Alors que les grandes tragédies de l’histoire ont inspiré des chefs-d’œuvre du septième art, la pandémie de Covid-19 peine à trouver sa place sur les écrans. Pas de grande fresque, pas de récit fondateur. Un silence étonnant face à un événement universel.
Le cinéma, mémoire des grandes tragédies
Depuis toujours, le cinéma transforme les drames collectifs en récits puissants, donnant forme aux menaces et incarnant les combats d’une époque.
La Seconde Guerre mondiale a donné naissance à La Liste de Schindler, Le Pianiste ou Il faut sauver le soldat Ryan. Le 11-Septembre a inspiré Vol 93 ou World Trade Center. Le sida, autre crise sanitaire mondiale, a trouvé un écho profond dans Philadelphia, 120 battements par minute, Angels in America ou Les Nuits fauves.
Même les pandémies anciennes, comme la peste ou le choléra, ont nourri la fiction : Le Septième Sceau, La Peste, L’Amour aux temps du choléra…
Ces œuvres subliment la douleur par la narration, cristallisent un traumatisme partagé et le font exister au-delà du fait historique.
Mais face au Covid, un étrange mutisme persiste. Aucun grand film manifeste ni récit emblématique. Quelques tentatives marginales :
- Songbird (2020), dystopie tournée dans l’urgence, critiquée pour son traitement opportuniste.
- Locked Down (2021), comédie romantique en confinement, davantage anecdote que récit de crise.
- The Bubble (2022), satire de tournage en période Covid, décalée, loin d’un propos central sur la pandémie.
Du côté des séries, quelques épisodes spéciaux (Social Distance, Stuck Apart) ont vu le jour, sans laisser d’empreinte durable.
À ce jour, aucun récit de fiction n’a réussi à cristalliser l’expérience planétaire de la pandémie.
Des échos en filigrane : quand le cinéma parle sans nommer
Certains films récents comme Le Règne Animal (2023) de Thomas Cailley capturent des atmosphères de tensions sociales exacerbées et de défiance généralisée, résonnant indirectement avec le climat post-pandémique. Sans mentionner le virus, ils traduisent subtilement des préoccupations contemporaines.
Cela illustre une tendance : aborder les séquelles sociales, psychologiques et existentielles du Covid sans nommer la pandémie. Cette distance souligne la difficulté à représenter frontalement une expérience encore trop proche.

Un traumatisme encore à vif
Le cinéma a besoin de temps pour digérer l’Histoire. Des décennies ont été nécessaires avant que n’émergent les grands films sur la Shoah.

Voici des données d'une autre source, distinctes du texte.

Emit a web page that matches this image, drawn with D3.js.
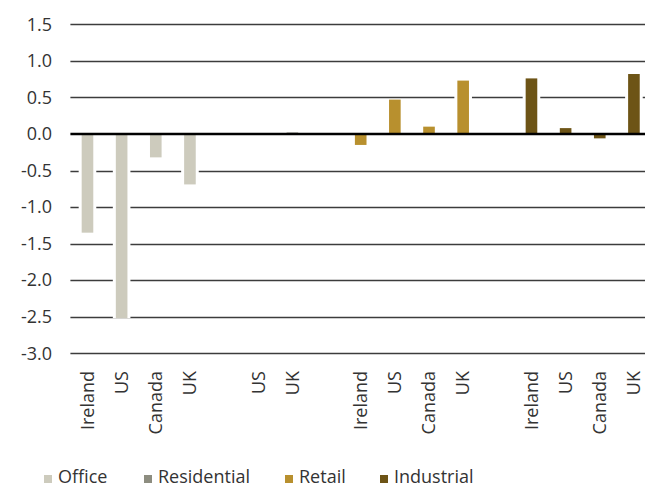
<!DOCTYPE html>
<html>
<head>
<meta charset="utf-8">
<script src="https://cdn.jsdelivr.net/npm/d3@7"></script>
<style>
  html, body { margin: 0; padding: 0; background: #fff; }
  svg { display: block; font-family: "Open Sans", "Noto Sans", sans-serif; }
</style>
</head>
<body>
<svg id="chart" width="645" height="488"></svg>
<script>
// Sectors and their countries / values
const sectors = ["Office", "Residential", "Retail", "Industrial"];
const sectorColors = ["#cdcbbd", "#8d8d80", "#b8902e", "#6d5416"];

const officeCountries = ["Ireland", "US", "Canada", "UK"];
const officeValues = [-1.35, -2.52, -0.32, -0.69];

const residentialCountries = ["US", "UK"];
const residentialValues = [0.0, 0.02];

const retailCountries = ["Ireland", "US", "Canada", "UK"];
const retailValues = [-0.15, 0.47, 0.10, 0.73];

const industrialCountries = ["Ireland", "US", "Canada", "UK"];
const industrialValues = [0.76, 0.08, -0.06, 0.82];

const yTicks = [1.5, 1.0, 0.5, 0.0, -0.5, -1.0, -1.5, -2.0, -2.5, -3.0];

// Build slot list: one slot per bar with an empty slot between sectors
const groups = [
  [officeCountries, officeValues],
  [residentialCountries, residentialValues],
  [retailCountries, retailValues],
  [industrialCountries, industrialValues]
];
const slots = [];
groups.forEach(([countries, values], gi) => {
  if (gi > 0) slots.push({ key: "gap" + gi, label: "", value: null, sector: null });
  countries.forEach((c, i) => {
    slots.push({ key: sectors[gi] + "-" + c, label: c, value: values[i], sector: sectors[gi] });
  });
});

const svg = d3.select("#chart");
const plotLeft = 70.4, plotRight = 651;
const plotTop = 24.3, plotBottom = 353.3;

const x = d3.scaleBand()
  .domain(slots.map(d => d.key))
  .range([plotLeft, plotRight])
  .paddingInner(0)
  .paddingOuter(0);

const y = d3.scaleLinear()
  .domain([-3.0, 1.5])
  .range([plotBottom, plotTop]);

const color = d3.scaleOrdinal().domain(sectors).range(sectorColors);

const barW = x.bandwidth() * 0.34;

// Gridlines
svg.append("g")
  .selectAll("line")
  .data(yTicks.filter(t => t !== 0))
  .join("line")
  .attr("x1", plotLeft).attr("x2", plotRight)
  .attr("y1", d => Math.round(y(d)) + 0.5)
  .attr("y2", d => Math.round(y(d)) + 0.5)
  .attr("stroke", "#3c3c3c")
  .attr("stroke-width", 1.3);

// Y tick labels
svg.append("g")
  .selectAll("text")
  .data(yTicks)
  .join("text")
  .attr("x", 52)
  .attr("y", d => y(d))
  .attr("dy", "0.35em")
  .attr("text-anchor", "end")
  .attr("font-size", 18)
  .attr("fill", "#333")
  .text(d => d.toFixed(1));

const bars = slots.filter(d => d.value !== null);

// White halo behind bars breaks the gridlines
svg.append("g")
  .selectAll("rect")
  .data(bars)
  .join("rect")
  .attr("x", d => x(d.key) + (x.bandwidth() - barW) / 2 - 3)
  .attr("width", barW + 6)
  .attr("y", d => Math.min(y(d.value), y(0)))
  .attr("height", d => Math.abs(y(d.value) - y(0)))
  .attr("fill", "#fff");

// Bars
svg.append("g")
  .selectAll("rect")
  .data(bars)
  .join("rect")
  .attr("x", d => x(d.key) + (x.bandwidth() - barW) / 2)
  .attr("width", barW)
  .attr("y", d => Math.min(y(d.value), y(0)))
  .attr("height", d => Math.abs(y(d.value) - y(0)))
  .attr("fill", d => color(d.sector));

// Zero line
svg.append("line")
  .attr("x1", plotLeft).attr("x2", plotRight)
  .attr("y1", y(0)).attr("y2", y(0))
  .attr("stroke", "#000")
  .attr("stroke-width", 2.6);

// Category labels, rotated
svg.append("g")
  .selectAll("text")
  .data(slots.filter(d => d.label))
  .join("text")
  .attr("transform", d => `translate(${x(d.key) + x.bandwidth() / 2},371) rotate(-90)`)
  .attr("dy", "0.35em")
  .attr("text-anchor", "end")
  .attr("font-size", 18)
  .attr("fill", "#333")
  .text(d => d.label);

// Legend
const legendX = [44, 144, 285, 380];
const legend = svg.append("g")
  .selectAll("g")
  .data(sectors)
  .join("g")
  .attr("transform", (d, i) => `translate(${legendX[i]},475)`);
legend.append("rect")
  .attr("width", 8).attr("height", 8)
  .attr("fill", d => color(d));
legend.append("text")
  .attr("x", 14)
  .attr("y", 8)
  .attr("font-size", 18)
  .attr("fill", "#333")
  .text(d => d);
</script>
</body>
</html>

Pour le Covid, ce recul n’existe pas encore : trop récent, trop douloureux.
Par ailleurs, la saturation médiatique a envahi tous les écrans et discours. Trop vu, trop commenté, ce sujet a épuisé le regard. Le public semble aujourd’hui préférer l’évasion à la confrontation.
Une blessure trop intime pour être racontée ?
Ce trou noir pourrait aussi relever d’un tabou contemporain. Le scénariste et réalisateur français François Ozon, qui a su traiter avec justesse des sujets engagés comme le sida (Été 85, Grâce à Dieu), a déclaré : « Le Covid a tout bousculé. Ce que je veux filmer, ce sont les sentiments qui subsistent, pas les faits bruts. »
De son côté, Thomas Lilti, médecin et cinéaste, a exprimé dans plusieurs entretiens son refus de s’attaquer frontalement au sujet : « On m’a proposé un projet sur le Covid, mais je ne me sentais pas légitime, ni prêt. Je trouvais que ce n’était pas encore le moment. »

Le récit viendra. Mais autrement.
Le besoin de récit est pourtant immense. Il émergera, mais pas sous forme de reconstitution. Le cinéma aidera à regarder les blessures du monde, à travers des œuvres sur l’attente, la solitude, le doute ou la peur de l’autre.
Il racontera autrement : l’isolement, la fatigue, la méfiance, les liens distendus. Un huis clos, une disparition, un amour empêché. Un film où le mot « Covid » ne sera peut-être jamais prononcé, mais où chacun se reconnaîtra.Comme pour les grands traumatismes historiques, le cinéma finira par parler de cette page. Mais subtilement, pas frontalement, ni sur fond de sirènes ou de masques.
Car, même quand il semble se taire, le cinéma n’oublie jamais longtemps.